Если ты читаешь это письмо, то меня нет рядом и теперь уже не будет… Это было неизбежно, мы оба это понимали. Но ничего не бойся. Уверен, что тебя убить король не посмеет… …
…
Я знаю, что тебе тяжело, но ты должна быть сильной, моя королева, моя единственная любовь… … Я так благодарен судьбе, что она позволила не только встретить тебя, но и познать взаимность тому чувству, которое навсегда останется в моей душе. И я точно знаю, что если моя физическая оболочка мертва, то я навсегда останусь с тобой, пока ты меня помнишь. Я чувствовал твою любовь, моя королева, и это самое прекрасное, что произошло со мной. Я ни о чем не жалею, и прошу, ты тоже не жалей… …
…
Ничего не бойся. Ты сильная, смелая, кто бы что ни говорил, ты достойна принять трон, и многие так думают. Народ на твоей стороне, Леонелла Облачная, прошу, не опускай руки… … Знаю, что тебе тяжело, сердце твоё рвётся на куски, но ты должна жить! Должна прожить долгую, счастливую жизнь, принять трон, родить наследника престола! Абрэмо недолго осталось, народ устал терпеть его жестокость, трусость и расточительство. Ты достойна управлять государством, ты будешь лучшей королевой своему народу!
…
Я люблю тебя, Боже, ты даже не представляешь, что творится в моей душе! Я счастлив любить тебя при жизни и буду любить тебя и после смерти… … Я с тобой, моя королева, моя нежная девочка, моя облачная принцесса. Знаю, ты справишься, только живи! Прошу! Ради меня, ради памяти обо мне. Пока ты жива, жив и я.
…
Сейчас твой черёд вольной стать… Если ты хочешь всего, ты должна понять, Сейчас твой черёд вольной стать… Если ты хочешь жить, ты должна знать…
… Ты моя целая вселенная Самая бесконечная гордая и верная, Ты моя целая вселенная… ты моя…»
Пока Лео разбирала неровные строчки, она чувствовала, как в груди воздуха становится всё меньше и меньше, словно наполняется огромный пузырь и её вот-вот разметает на множество частей. Она упала на бетонный пол, и наконец рыдания разорвали эту тишину и пустоту, что была в ней, омывая спасительными слезами её душу. Она рыдала, кричала, выла так, что стражники, наплевав на пост, ворвались к ней в камеру, пытались успокоить, понять что с ней.

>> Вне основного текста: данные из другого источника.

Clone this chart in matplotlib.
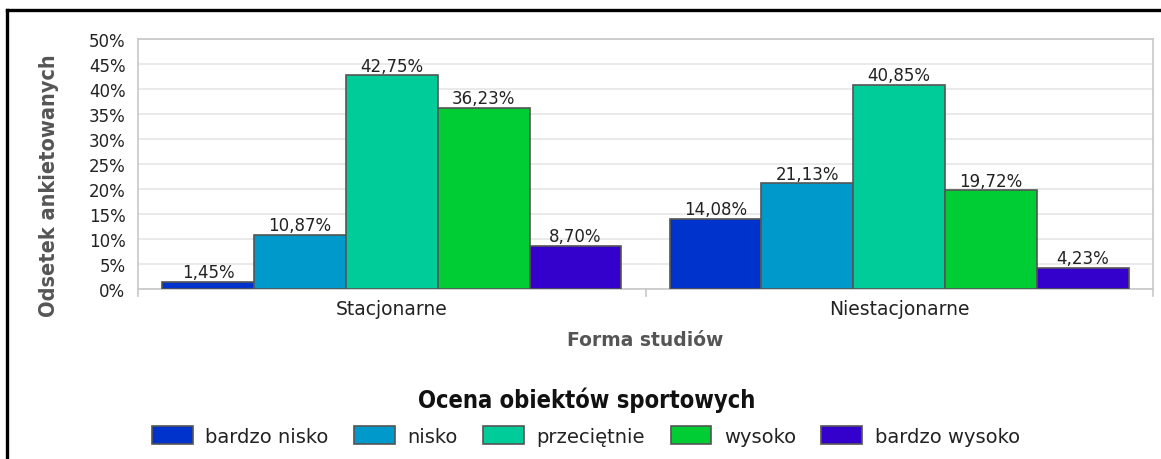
import numpy as np
import matplotlib
matplotlib.use("Agg")
import matplotlib.pyplot as plt
from matplotlib.lines import Line2D
from matplotlib.patches import Patch

categories = ["Stacjonarne", "Niestacjonarne"]
series_names = ["bardzo nisko", "nisko", "przeciętnie", "wysoko", "bardzo wysoko"]
bardzo_nisko = [1.45, 14.08]
nisko = [10.87, 21.13]
przecietnie = [42.75, 40.85]
wysoko = [36.23, 19.72]
bardzo_wysoko = [8.70, 4.23]
y_ticks = [0, 5, 10, 15, 20, 25, 30, 35, 40, 45, 50]

series_values = [bardzo_nisko, nisko, przecietnie, wysoko, bardzo_wysoko]
colors = ["#0033CC", "#0099CC", "#00CC99", "#00CC33", "#3300CC"]

fig = plt.figure(figsize=(11.61, 4.6), dpi=100)
ax = fig.add_axes([138 / 1161, 1 - 290 / 460, (1153 - 138) / 1161, 250 / 460])

x = np.arange(len(categories))
bw = 0.181
for i, (name, vals) in enumerate(zip(series_names, series_values)):
    pos = x + (i - 2) * bw
    ax.bar(pos, vals, width=bw, color=colors[i], edgecolor="#555555", linewidth=1.2, zorder=3)
    for px, v in zip(pos, vals):
        ax.text(px, v + 0.1, ("%.2f%%" % v).replace(".", ","), ha="center", va="bottom",
                fontsize=12, color="#222222", zorder=4)

ax.set_xlim(-0.5, 1.5)
ax.set_ylim(0, 50)
ax.set_yticks(y_ticks)
ax.set_yticklabels(["%d%%" % t for t in y_ticks], fontsize=12, color="#222222")
ax.yaxis.grid(True, color="#e6e6e6", linewidth=1.2, zorder=0)
ax.tick_params(axis="y", length=0, pad=9)

ax.set_xticks(x)
ax.set_xticklabels(categories, fontsize=13.5, color="#222222")
ax.tick_params(axis="x", length=0, pad=7)
# separators between categories
for sx in [-0.5, 0.5, 1.5]:
    ax.plot([sx, sx], [0, -1.4], color="#c8c8c8", linewidth=1.2, clip_on=False, zorder=2)

for side in ["top", "right", "left", "bottom"]:
    ax.spines[side].set_color("#c8c8c8")
    ax.spines[side].set_linewidth(1.2)

ax.set_ylabel("Odsetek ankietowanych", fontsize=15.6, fontweight="bold", color="#555555",
              fontstretch="condensed")
ax.yaxis.set_label_coords((59 - 138) / 1015, (290 - 186) / 250)
ax.set_xlabel("Forma studiów", fontsize=13.5, fontweight="bold", color="#555555")
ax.xaxis.set_label_coords((645 - 138) / 1015, (290 - 340) / 250)
ax.xaxis.label.set_va("center")

handles = [Patch(facecolor=c, edgecolor="#555555", linewidth=1.2) for c in colors]
leg = fig.legend(handles, series_names, loc="center", bbox_to_anchor=(586 / 1161, 1 - 437 / 460),
                 ncol=5, frameon=False, fontsize=14, borderpad=0,
                 handlelength=2.1, handleheight=1.05, columnspacing=1.3, handletextpad=0.65)
for t in leg.get_texts():
    t.set_color("#222222")
fig.text(587 / 1161, 1 - 400 / 460, "Ocena obiektów sportowych", ha="center", va="center",
         fontsize=17, fontweight="bold", fontstretch="condensed", color="#111111")

# black frame lines on top and left
fig.add_artist(Line2D([7 / 1161, 1], [1 - 10.5 / 460, 1 - 10.5 / 460], color="black", linewidth=2.4))
fig.add_artist(Line2D([7 / 1161, 7 / 1161], [0, 1 - 10.5 / 460], color="black", linewidth=2.4))

fig.savefig("out.png", dpi=100)
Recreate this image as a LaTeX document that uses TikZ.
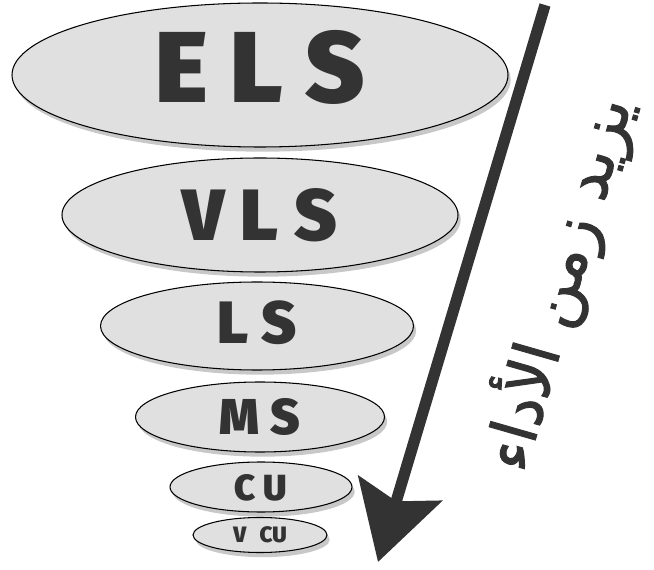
\documentclass[tikz,border=0pt]{standalone}
\usepackage{fontspec}
\usepackage{tikz}
\usetikzlibrary{arrows.meta, shapes.geometric, shadows}
\TeXXeTstate=1
\newfontfamily\levelfont{Fira Sans Black}
\newfontfamily\arabicfont[Script=Arabic, FakeBold=1.5]{DejaVu Sans}
\definecolor{levelgray}{HTML}{E0E0E0}
\definecolor{inkgray}{HTML}{333333}
\definecolor{shadowgray}{HTML}{9A9A9A}

\begin{document}
\begin{tikzpicture}[x=0.3mm, y=0.3mm,
    level/.style={ellipse, draw=black, line width=0.9pt, fill=levelgray,
      inner sep=0pt, text=inkgray,
      drop shadow={shadow xshift=0.8mm, shadow yshift=-1.4mm, fill=shadowgray, opacity=0.55}},
    timearrow/.style={draw=inkgray, line width=3.4mm,
      -{Stealth[length=23mm, width=26mm, inset=4mm]}}]
        \useasboundingbox (0,0) rectangle (654,569);
        \foreach \name/\x/\y/\w/\h/\sz/\dep/\txt in {
            els/260/494/496/144/86/5.4/{E L S},
            vls/260/354/396/114/62/0/{V L S},
            ls/257/243/313/88/51/2.4/{L S},
            ms/260/152/249/70/43/0.6/{M S},
            cu/261/82/182/50/31/0/{C U},
            vcu/260/34/134/35/19/0/{V\hspace{0.6em}CU}}
          \node[level, minimum width=\w*0.3mm, minimum height=\h*0.3mm, text depth=\dep mm,
                font=\levelfont\fontsize{\sz}{\sz}\selectfont] (\name) at (\x,\y) {\txt};
        \coordinate (start) at (545,564);
        \coordinate (tip) at (378,7);
        \draw[timearrow] (start) -- (tip);
        \node[rotate=74, text=inkgray, font=\arabicfont\fontsize{54}{54}\selectfont]
          (caption) at (557,286) {\beginR يزيد زمن الأداء\endR};
\end{tikzpicture}
\end{document}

Позвали лекаря. Придворный целитель напоил её чем-то против воли, и Лео впала в апатичное состояние, так и не разжав руку с заветной запиской. Её отнесли в опочивальню — никто этому, как ни странно, не препятствовал.
***
Леонелла не помнила сколько времени провела, то выныривая из небытия и снова впадая в истерику, то снова погружаясь в забвение. Ускользающим сознанием она понимала, что её осматривают, накладывают повязки. Чувствовала боль, когда чистили гнойные раны. Но больше всего Лео мучилась тоской по утеряной навсегда любви — как ни старалась она уберечь Матео, всё равно не уберегла, и это бессилие снедало её. Ей грезились его нежные, почти невесомые прикосновения, страстные поцелуи, сумасводящие ласки, его тёплый, обволакивающий взгляд, сильные руки… И она понимала, что ничего этого в её жизни уже не будет. Она боялась даже представить — чтобы не сойти с ума окончательно, — что испытывал Матео, когда его схватили, всё его бессилие перед королём или, может, он пытался сопротивляться?.. Она ничего не знала, а то, что рисовало её воображение, неотвратимо затягивало в пучину безумия.